There are memes floating around that joke that common businesspeak phrases like this are just polite ways to phrase insults, and that's only a little bit of an exaggeration. In my experience, when someone says "as per my last email", it is a very thinly-veiled version of "are you too stupid to understand what I just told you?".

But you have to keep civil in a business environment because a) money is on the line and b) you're going to have to keep interacting with the same people for a long time.

> As per my last email

Isn't this just the "As I've written in my last letter" for the e-mail era? Maybe it's just a cultural difference. (In my native language - and probably because of that in English too - I try use the verbs corresponding to the medium, so if I wrote to someone then I'll refer to that communication as "as you probably read" instead of "heard", and so on.)

> Isn't this just the "As I've written in my last letter" for the e-mail era?

It might as well be. It just always struck me as wrong usage, for lack of better term. "Per", to me, is always in the sense of "for each": per month, per head, etc.

That said, I decided to look it up. And quoting from https://www.merriam-webster.com/dictionary/as%20per:

> Is It Grammatically Correct to Say _as per_?

> ...The more ponderous as per is often found in business and legal prose, or in writing that attempts to adopt a formal tone. It is not incorrect to use, but some find it overly legalistic and counsel avoiding it for that reason. On the other hand, it has been used to good effect in facetious mock-business-English ("as per the President’s shiny new Environmental Policy Act"). ...

Looks like I'm not the only one who was puzzled by this turn of phrase.
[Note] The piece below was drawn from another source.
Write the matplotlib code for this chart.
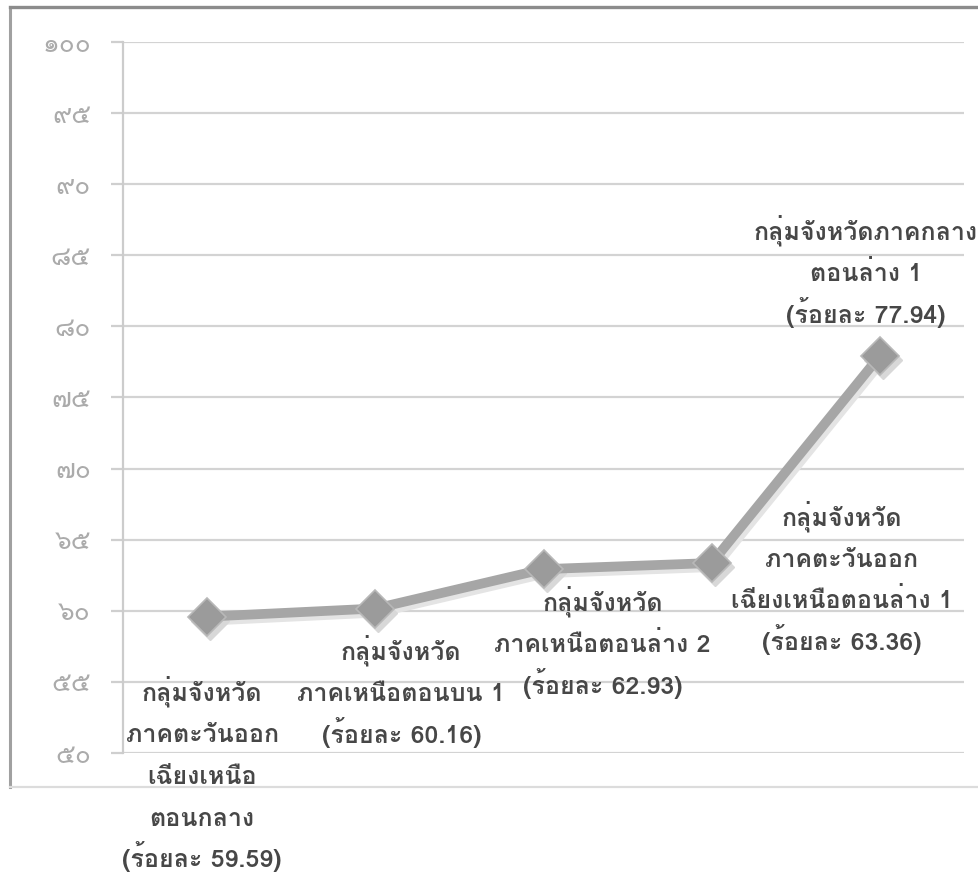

You learn new things everyday. :)

(edit: formatting)

I thought it comes from some tortured Latin (see "per se", and per also meaning "by means of"). And the "as" shouldn't even be there.
>As per my last email

As a native English speaker, if I encounter this phrase I take it to suggest I am not paying attention.

If you work for a business, are you not all 'business people'?

In my working lifetime, having people occupying managerial roles that have zero relevant shop floor experience, has gone (or at least feels to have gone) from being the exception, to the absolute norm. Therefore in my experience, this, combined with the point you started with, is the nub of the matter.

Managers when faced with not having a clue what a team in a field that naturally has its own jargon are talking about, are desperate to recover the balance of power. Thus they end up speaking a language designed to to exclude all apart from those who submit to their influence and join in.

> All areas of practice have their own jargon, words that superficially sound similar to regular English but actually have specific insider meaning

Related: coverage of the recent cum-ex scandals has often included the factoid that "cum-ex" is from the Latin for "with-without".

Of course this isn't true. While cum is Latin for "with", the Latin for "without" is sine -- ex is Latin for "from". Instead, as used in the name of the scandal and the operations behind it, ex is ordinary English financial jargon for "without".

Ex as a prefix does ultimately derive from Latin here but meaning "outside" (hence eg excommunicated or exclave), not "without". This makes sense linguistically because the entitlement to the dividend is outside the scope of what's being bought and sold in the trade.
The meaning of ex in ex-dividend is not "outside".

As originally used in the financial jargon ex-dividend date, ex is used correctly and has the sense "after (in time)". That is, if you buy something ex-dividend, the dividend has already been paid (you're buying after the payment), and so you won't get it. [1] It's sense II in Lewis and Short ( http://www.perseus.tufts.edu/hopper/text?doc=Perseus%3Atext%... ) (Note sense II.A.2, which gives us the more vernacular English prefix ex-, as in ex-wife.)

"Outside" is not even one of the many senses of ex in Latin; ex always has a sense related to the core concept of "from". "Outside" is extra.

[1] For some reason, the ex-dividend date is one day before the actual payment, but the idea is still that you're buying after the date of the dividend.

Just a minor correction. The ex-date is not necessarily the date it is paid. It is the day after holders of the security are entitled to the dividend. The actual pay date comes later. The important thing is that the price of the security adjusts on the ex-date because the money has now been allocated.
The ex date is the first day when the security trades without rights to the dividend (or rights, or coupon etc). It's not the day when holders are entitled to the dividend because if you trade on a particular day, you don't own the securities until settlement occurs which is on a later day (different markets have different conventions here for how much later). The company/issuer will have a record date for administrative purposes when they take a snapshot of the ownership register so the ex date is the first date on which settlement will take place after that record date. The payment date may even be some weeks after this but is set by the company but this isn't really relevant to when the ex date is.
I think we are in agreement?
I suppose youre talking about terms of art. That's true for business too, I agree, but I'd argue that this is words/phrases like "EBITDA", "division", "tier 1 client". There's also useful shorthand like using the CEOs first name only, which happens even in Megacorps where few people have ever even met the CEO.

Corporate-speak is something different though to me - it's purpose is not to convey any specific meaning but simply to posture, which is why it's so widely hated.